The Cato Institute’s Alan Reynolds explains the limits of Federal Reserve power here.
We have all been watching a long mystery with no ending: What the Federal Reserve governors are trying to do, how they intend to do it and why they imagine their efforts will work.
The key questions boil down to two: (1) What target should the Fed aim at, and (2) what policy instruments should it use to hit that target?
The Fed’s only explicit target — an unemployment rate of 6.5% — was shrewdly discarded as “outdated” as that target grew near. Actually, the idea of focusing on unemployment is outdated, since it presumes that high unemployment guarantees low inflation — as though stagflation in 1975 or 1982 could not have happened.
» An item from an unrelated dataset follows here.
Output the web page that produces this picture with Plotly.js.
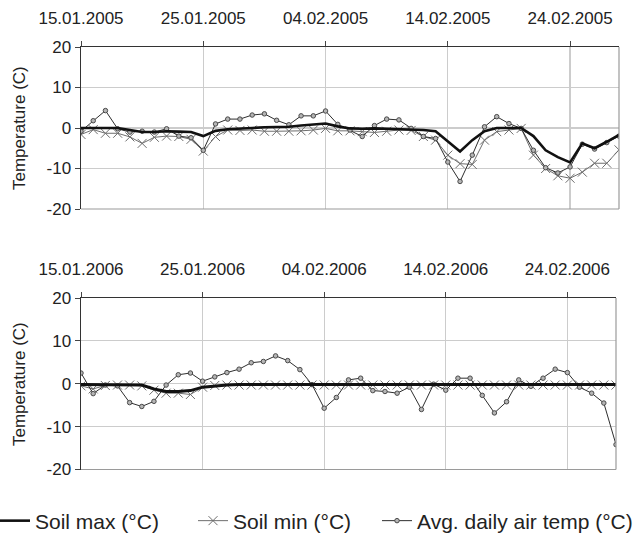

Why not simply target inflation? Ben Bernanke advocated inflation targeting before 2002, when he became Fed chairman. On Nov. 21, 2002, he gave a speech warning that inflation was too low, threatening deflation.
Today, as in 2002 or 1998, many are again warning that inflation is too low — just 1.1% last year when gauged by the deflator for personal-consumption expenditures (PCE), or 1.5% over the past 12 months, according to the March consumer price index.
But the trouble with basing future policy on past inflation news is that inflation is always lower before it moves higher. PCE inflation rates of 0.8% in 1998 and 1.3% in 2002, for example, were followed by 2% inflation in 2003, 2.4% in 2004, and 2.9% in 2005.